> [What is being asked]
Reproduce nothing but the lines from the start of the material through the line that includes "of covered unique", both ends included, and omit every picture.
— START —
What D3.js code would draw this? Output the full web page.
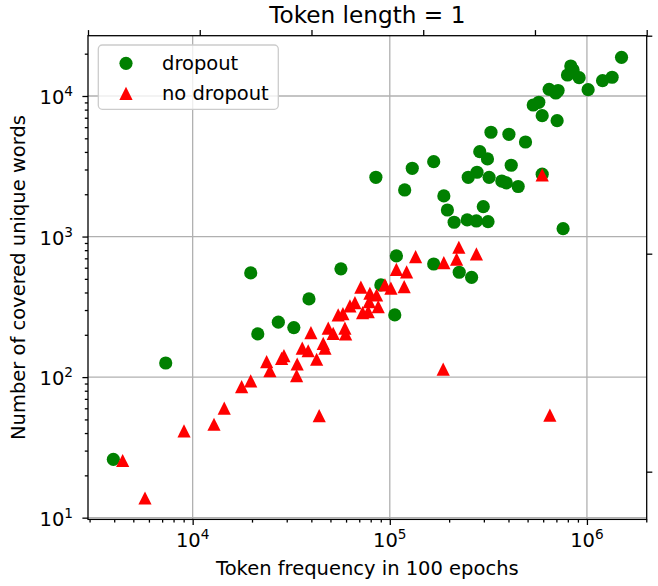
<!DOCTYPE html>
<html><head><meta charset="utf-8">
<script src="https://cdn.jsdelivr.net/npm/d3@7"></script>
<style>body{margin:0;background:#fff} svg{display:block} text{font-family:"DejaVu Sans",sans-serif;fill:#000}</style>
</head><body><svg id="c" width="658" height="586"></svg>
<script>
// ---- data ----
const dropoutFreq = [3960,7300,19700,21400,27200,32600,38900,56500,85000,90100,106000,108000,119000,130000,167000,167000,188000,196000,212000,225000,247000,250000,260000,275000,277000,286000,298000,315000,313000,319000,326000,370000,390000,402000,413000,448000,488000,534000,570000,593000,593000,643000,695000,714000,706000,757000,797000,828000,851000,913000,1014000,1200000,1342000,1498000];
const dropoutWords = [26,126,551,203,246,225,360,589,2640,453,277,728,2145,3060,3410,638,1945,1545,1264,557,1313,2640,513,1291,2867,4018,1632,1276,3565,2637,5520,2483,2406,5340,3215,2271,4708,8630,9020,7245,2776,11160,10500,10940,6672,1138,14100,16350,15310,13500,11090,12850,13590,18850];
const noDropoutFreq = [4415,5730,9040,12830,14460,17720,19700,23730,24660,28270,29040,33900,33680,35960,38550,39800,42550,43850,45950,46900,48720,51640,54730,59200,59700,57840,62770,66540,71340,72790,77710,79260,78640,85710,87350,94480,101300,108000,118300,121700,135200,186600,188000,218200,224000,275000,593000,648600];
const noDropoutWords = [25.5,13.8,41.4,46.2,60.1,85.6,94,129,111,136,142,124,102.5,161,154,207,134,53.2,174,161,223,205,277,223,203,283,321,339,436,288,292,395,344,384,317,453,429,585,440,560,719,114,652,690,839,752,2743,53.6];
const xMajor = [1e4,1e5,1e6];
const xMajorExp = ["4","5","6"];
const yMajor = [10,100,1000,10000];
const yMajorExp = ["1","2","3","4"];
const topMajor = [1,10,100,1000,10000,100000];
const rightMajor = [10,100,1000];
const seriesNames = ["dropout","no dropout"];
const title = "Token length = 1";
const xLabel = "Token frequency in 100 epochs";
const yLabel = "Number of covered unique words";

// ---- layout ----
const L=88, R=646.7, T=35.7, B=519.4;
const FS=19.5;
const svg=d3.select("#c");
const x=d3.scaleLog().domain([2945,2.01e6]).range([L,R]);
const y=d3.scaleLog().domain([9.72,26850]).range([B,T]);
const xTop=d3.scaleLog().domain([1,1e5]).range([L,R]);
const yRight=d3.scaleLog().domain([6.04,1000]).range([B,T]);

function minors(lo,hi){const out=[];for(let e=Math.floor(Math.log10(lo));e<=Math.ceil(Math.log10(hi));e++){for(let k=2;k<=9;k++){const v=k*Math.pow(10,e);if(v>=lo&&v<=hi)out.push(v);}}return out;}

// grid
const grid=svg.append("g").attr("stroke","#b0b0b0").attr("stroke-width",1.29);
grid.selectAll("line.gx").data(xMajor).join("line").attr("x1",d=>x(d)).attr("x2",d=>x(d)).attr("y1",T).attr("y2",B);
grid.selectAll("line.gy").data(yMajor).join("line").attr("class","gy").attr("y1",d=>y(d)).attr("y2",d=>y(d)).attr("x1",L).attr("x2",R);

// markers
const r=6.6;
svg.append("g").selectAll("circle").data(dropoutFreq.map((f,i)=>[f,dropoutWords[i]])).join("circle")
  .attr("cx",d=>x(d[0])).attr("cy",d=>y(d[1])).attr("r",r).attr("fill","#008000");
svg.append("g").selectAll("path").data(noDropoutFreq.map((f,i)=>[f,noDropoutWords[i]])).join("path")
  .attr("d",d=>{const cx=x(d[0]),cy=y(d[1]);return `M${cx},${cy-r}L${cx+r},${cy+r}L${cx-r},${cy+r}Z`;}).attr("fill","#ff0000");

// axes ticks
function strip(g){g.select(".domain").remove();g.selectAll(".tick line").attr("stroke","#000").attr("stroke-width",1.29);g.selectAll(".tick text").remove();}
svg.append("g").attr("transform",`translate(0,${B})`).call(d3.axisBottom(x).tickValues(xMajor).tickSizeInner(5.6).tickSizeOuter(0)).call(strip);
svg.append("g").attr("transform",`translate(0,${B})`).call(d3.axisBottom(x).tickValues(minors(2945,2.01e6)).tickSizeInner(3.2).tickSizeOuter(0)).call(strip);
svg.append("g").attr("transform",`translate(${L},0)`).call(d3.axisLeft(y).tickValues(yMajor).tickSizeInner(5.6).tickSizeOuter(0)).call(strip);
svg.append("g").attr("transform",`translate(${L},0)`).call(d3.axisLeft(y).tickValues(minors(9.72,26850)).tickSizeInner(3.2).tickSizeOuter(0)).call(strip);
svg.append("g").attr("transform",`translate(0,${T})`).call(d3.axisTop(xTop).tickValues(topMajor).tickSizeInner(5.6).tickSizeOuter(0)).call(strip);
svg.append("g").attr("transform",`translate(${R},0)`).call(d3.axisRight(yRight).tickValues(rightMajor).tickSizeInner(5.6).tickSizeOuter(0)).call(strip);

// spines
svg.append("rect").attr("x",L).attr("y",T).attr("width",R-L).attr("height",B-T).attr("fill","none").attr("stroke","#000").attr("stroke-width",1.29);

// tick labels
const xl=svg.append("g");
xMajor.forEach((v,i)=>{const t=xl.append("text").attr("x",x(v)).attr("y",547).attr("text-anchor","middle").attr("font-size",FS);
  t.append("tspan").text("10");t.append("tspan").attr("font-size",FS*0.7).attr("dy",-8).text(xMajorExp[i]);});
yMajor.forEach((v,i)=>{const t=xl.append("text").attr("x",73).attr("y",y(v)+8).attr("text-anchor","end").attr("font-size",FS);
  t.append("tspan").text("10");t.append("tspan").attr("font-size",FS*0.7).attr("dy",-8).text(yMajorExp[i]);});

// labels
svg.append("text").attr("x",(L+R)/2).attr("y",23).attr("text-anchor","middle").attr("font-size",23.2).text(title);
svg.append("text").attr("x",(L+R)/2).attr("y",575).attr("text-anchor","middle").attr("font-size",FS).text(xLabel);
svg.append("text").attr("transform",`translate(25,${(T+B)/2}) rotate(-90)`).attr("text-anchor","middle").attr("font-size",FS).text(yLabel);

// legend
const lg=svg.append("g");
lg.append("rect").attr("x",98.3).attr("y",45).attr("width",180).attr("height",64.3).attr("rx",4).attr("fill","#fff").attr("fill-opacity",0.8).attr("stroke","#cccccc").attr("stroke-width",1.29);
const ly=[63.3,93.3];
lg.append("circle").attr("cx",126).attr("cy",ly[0]).attr("r",r).attr("fill","#008000");
lg.append("path").attr("d",`M126,${ly[1]-r}L${126+r},${ly[1]+r}L${126-r},${ly[1]+r}Z`).attr("fill","#ff0000");
seriesNames.forEach((s,i)=>lg.append("text").attr("x",162).attr("y",ly[i]+7).attr("font-size",FS).text(s));
</script></body></html>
— END —
> [Finished answer]
What D3.js code would draw this? Output the full web page.
<!DOCTYPE html>
<html><head><meta charset="utf-8">
<script src="https://cdn.jsdelivr.net/npm/d3@7"></script>
<style>body{margin:0;background:#fff} svg{display:block} text{font-family:"DejaVu Sans",sans-serif;fill:#000}</style>
</head><body><svg id="c" width="658" height="586"></svg>
<script>
// ---- data ----
const dropoutFreq = [3960,7300,19700,21400,27200,32600,38900,56500,85000,90100,106000,108000,119000,130000,167000,167000,188000,196000,212000,225000,247000,250000,260000,275000,277000,286000,298000,315000,313000,319000,326000,370000,390000,402000,413000,448000,488000,534000,570000,593000,593000,643000,695000,714000,706000,757000,797000,828000,851000,913000,1014000,1200000,1342000,1498000];
const dropoutWords = [26,126,551,203,246,225,360,589,2640,453,277,728,2145,3060,3410,638,1945,1545,1264,557,1313,2640,513,1291,2867,4018,1632,1276,3565,2637,5520,2483,2406,5340,3215,2271,4708,8630,9020,7245,2776,11160,10500,10940,6672,1138,14100,16350,15310,13500,11090,12850,13590,18850];
const noDropoutFreq = [4415,5730,9040,12830,14460,17720,19700,23730,24660,28270,29040,33900,33680,35960,38550,39800,42550,43850,45950,46900,48720,51640,54730,59200,59700,57840,62770,66540,71340,72790,77710,79260,78640,85710,87350,94480,101300,108000,118300,121700,135200,186600,188000,218200,224000,275000,593000,648600];
const noDropoutWords = [25.5,13.8,41.4,46.2,60.1,85.6,94,129,111,136,142,124,102.5,161,154,207,134,53.2,174,161,223,205,277,223,203,283,321,339,436,288,292,395,344,384,317,453,429,585,440,560,719,114,652,690,839,752,2743,53.6];
const xMajor = [1e4,1e5,1e6];
const xMajorExp = ["4","5","6"];
const yMajor = [10,100,1000,10000];
const yMajorExp = ["1","2","3","4"];
const topMajor = [1,10,100,1000,10000,100000];
const rightMajor = [10,100,1000];
const seriesNames = ["dropout","no dropout"];
const title = "Token length = 1";
const xLabel = "Token frequency in 100 epochs";
const yLabel = "Number of covered unique words";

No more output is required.